In 2006, Jean and Tom Heffernan sold 99 percent of their belongings and packed the rest into their car. “Eventually, we even sold the car!” laughs Jean at the memory. The two were ready to “cleanse their palettes” between life’s courses. So, they left their jobs—he as a psychologist and she as a photographer—and off they went to house-sit amid the snow-caked mountains of Alaska.
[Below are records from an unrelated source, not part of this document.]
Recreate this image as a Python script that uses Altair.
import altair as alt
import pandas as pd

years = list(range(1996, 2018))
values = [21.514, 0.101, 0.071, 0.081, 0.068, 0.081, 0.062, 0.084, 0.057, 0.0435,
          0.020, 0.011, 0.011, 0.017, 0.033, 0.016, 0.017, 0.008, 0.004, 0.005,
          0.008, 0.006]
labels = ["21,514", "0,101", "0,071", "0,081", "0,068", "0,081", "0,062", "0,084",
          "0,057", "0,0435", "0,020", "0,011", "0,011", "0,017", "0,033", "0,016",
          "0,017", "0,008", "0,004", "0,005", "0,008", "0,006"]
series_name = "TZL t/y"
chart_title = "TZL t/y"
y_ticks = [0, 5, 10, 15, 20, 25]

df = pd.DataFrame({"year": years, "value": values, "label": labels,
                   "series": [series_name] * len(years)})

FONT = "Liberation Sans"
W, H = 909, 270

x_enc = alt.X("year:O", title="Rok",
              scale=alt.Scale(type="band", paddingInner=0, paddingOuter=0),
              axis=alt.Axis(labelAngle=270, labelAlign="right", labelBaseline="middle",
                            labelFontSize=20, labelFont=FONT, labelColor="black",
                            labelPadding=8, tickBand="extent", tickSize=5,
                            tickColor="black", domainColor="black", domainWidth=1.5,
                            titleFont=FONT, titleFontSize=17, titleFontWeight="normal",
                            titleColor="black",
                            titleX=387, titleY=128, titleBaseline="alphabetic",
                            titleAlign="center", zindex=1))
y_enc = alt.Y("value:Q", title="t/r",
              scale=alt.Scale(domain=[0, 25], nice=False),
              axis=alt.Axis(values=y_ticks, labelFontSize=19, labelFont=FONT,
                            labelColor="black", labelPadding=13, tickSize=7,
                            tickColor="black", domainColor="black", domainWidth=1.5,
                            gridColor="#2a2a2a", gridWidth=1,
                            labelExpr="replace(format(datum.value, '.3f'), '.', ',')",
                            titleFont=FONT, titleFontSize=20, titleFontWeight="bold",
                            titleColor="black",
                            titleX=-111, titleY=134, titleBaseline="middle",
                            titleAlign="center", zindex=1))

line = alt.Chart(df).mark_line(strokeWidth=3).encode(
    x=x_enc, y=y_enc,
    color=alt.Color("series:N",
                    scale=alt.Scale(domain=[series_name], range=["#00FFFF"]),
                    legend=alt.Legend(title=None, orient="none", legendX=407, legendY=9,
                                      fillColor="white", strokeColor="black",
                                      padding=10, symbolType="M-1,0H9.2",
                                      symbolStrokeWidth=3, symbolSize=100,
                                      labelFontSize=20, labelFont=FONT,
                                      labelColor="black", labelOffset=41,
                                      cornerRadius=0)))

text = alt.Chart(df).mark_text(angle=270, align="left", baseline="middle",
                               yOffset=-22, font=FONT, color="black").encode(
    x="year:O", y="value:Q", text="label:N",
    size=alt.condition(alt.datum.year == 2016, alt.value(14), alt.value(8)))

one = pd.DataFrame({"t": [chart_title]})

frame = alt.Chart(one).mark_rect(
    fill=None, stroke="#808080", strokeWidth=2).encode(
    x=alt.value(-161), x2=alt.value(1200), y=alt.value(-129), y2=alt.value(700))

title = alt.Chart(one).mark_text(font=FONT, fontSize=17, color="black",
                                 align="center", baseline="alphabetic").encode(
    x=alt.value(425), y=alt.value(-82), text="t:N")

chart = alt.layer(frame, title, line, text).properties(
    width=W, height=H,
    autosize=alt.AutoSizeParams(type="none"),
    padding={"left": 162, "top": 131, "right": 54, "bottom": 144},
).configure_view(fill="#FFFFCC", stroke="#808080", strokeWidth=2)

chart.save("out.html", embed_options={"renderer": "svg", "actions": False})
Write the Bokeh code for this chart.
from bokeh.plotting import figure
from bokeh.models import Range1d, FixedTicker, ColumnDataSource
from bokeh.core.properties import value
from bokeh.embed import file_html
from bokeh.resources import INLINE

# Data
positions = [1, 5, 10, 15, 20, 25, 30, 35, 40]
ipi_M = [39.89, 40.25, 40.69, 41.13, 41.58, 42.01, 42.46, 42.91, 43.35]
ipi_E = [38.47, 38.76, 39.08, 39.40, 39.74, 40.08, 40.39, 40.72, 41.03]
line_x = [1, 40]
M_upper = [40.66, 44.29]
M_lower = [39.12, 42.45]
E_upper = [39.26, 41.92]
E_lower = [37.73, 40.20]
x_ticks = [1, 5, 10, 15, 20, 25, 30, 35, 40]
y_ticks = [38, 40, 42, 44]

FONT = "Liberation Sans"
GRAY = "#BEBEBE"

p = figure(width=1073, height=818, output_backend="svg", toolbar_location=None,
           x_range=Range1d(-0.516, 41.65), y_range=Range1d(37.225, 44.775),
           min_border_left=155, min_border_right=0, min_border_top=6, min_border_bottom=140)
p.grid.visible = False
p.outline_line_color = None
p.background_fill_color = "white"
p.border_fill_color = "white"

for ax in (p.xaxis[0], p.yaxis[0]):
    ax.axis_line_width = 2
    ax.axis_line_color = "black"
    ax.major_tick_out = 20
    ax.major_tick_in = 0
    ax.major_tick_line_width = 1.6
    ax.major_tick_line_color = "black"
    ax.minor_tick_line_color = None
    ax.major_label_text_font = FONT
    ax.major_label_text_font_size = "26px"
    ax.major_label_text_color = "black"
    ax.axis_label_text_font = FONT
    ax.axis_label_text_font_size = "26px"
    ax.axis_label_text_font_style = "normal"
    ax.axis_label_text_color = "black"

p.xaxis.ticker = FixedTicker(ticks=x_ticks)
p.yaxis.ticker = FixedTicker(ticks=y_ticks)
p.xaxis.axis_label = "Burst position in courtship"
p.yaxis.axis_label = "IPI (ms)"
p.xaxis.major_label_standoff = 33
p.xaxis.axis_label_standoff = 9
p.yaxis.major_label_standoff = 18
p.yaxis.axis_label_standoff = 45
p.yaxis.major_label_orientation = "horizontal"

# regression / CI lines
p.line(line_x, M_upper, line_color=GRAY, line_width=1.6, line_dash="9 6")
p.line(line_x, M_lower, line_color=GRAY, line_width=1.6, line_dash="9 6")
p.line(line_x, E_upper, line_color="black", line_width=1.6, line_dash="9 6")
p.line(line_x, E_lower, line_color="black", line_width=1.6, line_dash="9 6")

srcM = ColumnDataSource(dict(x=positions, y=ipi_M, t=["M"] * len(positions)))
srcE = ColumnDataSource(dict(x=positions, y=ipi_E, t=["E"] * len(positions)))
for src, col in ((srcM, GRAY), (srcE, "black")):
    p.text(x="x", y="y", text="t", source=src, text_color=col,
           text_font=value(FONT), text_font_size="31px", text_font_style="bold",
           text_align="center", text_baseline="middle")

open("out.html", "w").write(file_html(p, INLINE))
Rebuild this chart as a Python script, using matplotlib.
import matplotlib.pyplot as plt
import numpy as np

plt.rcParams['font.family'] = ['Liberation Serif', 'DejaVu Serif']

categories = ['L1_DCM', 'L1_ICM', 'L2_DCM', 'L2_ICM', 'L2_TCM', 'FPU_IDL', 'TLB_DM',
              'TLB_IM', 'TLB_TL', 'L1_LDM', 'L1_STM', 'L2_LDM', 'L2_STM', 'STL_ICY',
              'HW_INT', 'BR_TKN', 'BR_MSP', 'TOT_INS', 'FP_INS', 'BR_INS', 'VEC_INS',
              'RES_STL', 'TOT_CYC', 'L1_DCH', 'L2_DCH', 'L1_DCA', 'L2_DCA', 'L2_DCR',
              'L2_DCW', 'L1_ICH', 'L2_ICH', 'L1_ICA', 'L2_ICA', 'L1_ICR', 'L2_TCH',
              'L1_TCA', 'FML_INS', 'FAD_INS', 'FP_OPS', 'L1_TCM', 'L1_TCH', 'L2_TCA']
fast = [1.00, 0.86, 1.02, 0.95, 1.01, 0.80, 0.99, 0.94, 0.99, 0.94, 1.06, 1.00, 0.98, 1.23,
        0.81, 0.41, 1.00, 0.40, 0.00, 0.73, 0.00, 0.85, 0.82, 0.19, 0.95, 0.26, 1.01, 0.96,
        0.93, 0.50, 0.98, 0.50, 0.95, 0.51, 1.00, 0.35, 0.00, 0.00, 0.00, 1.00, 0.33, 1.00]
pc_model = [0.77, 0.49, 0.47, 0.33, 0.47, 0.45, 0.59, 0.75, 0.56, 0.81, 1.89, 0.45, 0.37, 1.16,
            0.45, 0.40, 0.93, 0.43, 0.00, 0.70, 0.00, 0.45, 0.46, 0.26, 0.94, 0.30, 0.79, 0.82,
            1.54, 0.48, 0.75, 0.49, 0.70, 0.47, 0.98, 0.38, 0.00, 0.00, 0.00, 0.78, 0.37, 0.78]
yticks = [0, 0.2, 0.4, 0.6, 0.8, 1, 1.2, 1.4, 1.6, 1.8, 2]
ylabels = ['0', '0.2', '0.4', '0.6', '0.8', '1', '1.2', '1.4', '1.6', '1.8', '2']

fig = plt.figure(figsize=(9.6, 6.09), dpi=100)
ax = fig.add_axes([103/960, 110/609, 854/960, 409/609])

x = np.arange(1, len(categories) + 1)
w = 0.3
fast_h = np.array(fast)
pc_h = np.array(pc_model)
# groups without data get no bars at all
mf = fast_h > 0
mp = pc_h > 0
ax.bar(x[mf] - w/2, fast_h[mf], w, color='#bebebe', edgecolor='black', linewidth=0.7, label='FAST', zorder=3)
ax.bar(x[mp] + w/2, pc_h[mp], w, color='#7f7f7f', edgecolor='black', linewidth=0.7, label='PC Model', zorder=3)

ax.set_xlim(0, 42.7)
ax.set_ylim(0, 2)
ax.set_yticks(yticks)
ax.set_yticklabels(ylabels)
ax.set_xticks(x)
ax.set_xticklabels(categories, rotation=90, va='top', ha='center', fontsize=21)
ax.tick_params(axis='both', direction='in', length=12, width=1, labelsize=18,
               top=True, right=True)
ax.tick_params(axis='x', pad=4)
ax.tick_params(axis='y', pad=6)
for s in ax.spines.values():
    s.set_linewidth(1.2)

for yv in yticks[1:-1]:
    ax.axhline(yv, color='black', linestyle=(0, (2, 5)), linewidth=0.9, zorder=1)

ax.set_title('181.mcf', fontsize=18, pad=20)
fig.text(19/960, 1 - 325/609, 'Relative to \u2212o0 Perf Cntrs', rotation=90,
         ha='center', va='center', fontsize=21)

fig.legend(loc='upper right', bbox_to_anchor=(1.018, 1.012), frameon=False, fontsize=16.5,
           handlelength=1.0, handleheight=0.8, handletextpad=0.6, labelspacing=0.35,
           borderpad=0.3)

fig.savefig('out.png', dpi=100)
“It was a respite from the everyday, and we took time to decide what we really wanted to do,” explains Tom. Later, while the couple were house-sitting in Sierra Vista, Arizona, they began to experiment with copper and metalwork. Their designs soon expanded to include mirrors, something Tom says came about as a result of their previous occupations. “I suppose, in some ways, my psychology degree and Jean’s years as a photographer transposed into our work. We use mirrors to put people smack dab in the middle of it.” As the couple ventured further into the world of full-time artistry and honed their skills, the concept for Art Mirrors was born.
Photos - From left: This mirror, part of the “Amy” series, is named “Pizzazz” for its brilliant colors. Amy was the first person to commission a mirror from the couple. • Called an “Amy Slim,” this rectangular mirror measures 46"H x 10"W.
Shortly after they had crafted their first official woven-copper mirrors, the couple cast a tentative net out among various galleries. Ultimately they received a tug on their line from a gallery in Jerome, Arizona. “A lady who was in the gallery when we brought [the mirrors] in bought one immediately. So, the gallery took them all,” recalls Tom. The ever-migratory couple eventually decided to establish their home base in nearby Cornville, Arizona, where they now work out of their home studio.
The Heffernans name their custom designs as they go. A “Baby Joe,” for instance, is a smaller version of the mirror named after Jean’s brother, who was among the first to purchase one of their pieces. “Sometimes our names are silly, like naming one ‘Wow!’” chuckles Jean. “It seems bizarre to name them. But the gallery kept asking us what they were called.”
A newer design, the “Daybreak” mirror, has a copper surround etched by Tom Heffernan who used an angle grinder to create the ribbon-like effect.
The pair agrees that teamwork is key—with Tom’s logistical mind balancing Jean’s creative vigor. “I like bright colors,” says Jean, who applies chemical stains, paints and dyes to select copper strips. “I use colors that harmonize, so that the eye has a focal point. Our weaves have a lot of busyness.”
As for what’s next, the duo is looking to incorporate glass tiles into their work as well as different metals. They also have an interest in branching out into commercial venues, including mirror designs for hotels and office buildings.
Well into their fifth year of mirror making, the Heffernans prove that sometimes it pays to leave the familiar and chase the unknown in order to reach the ultimate happy ending.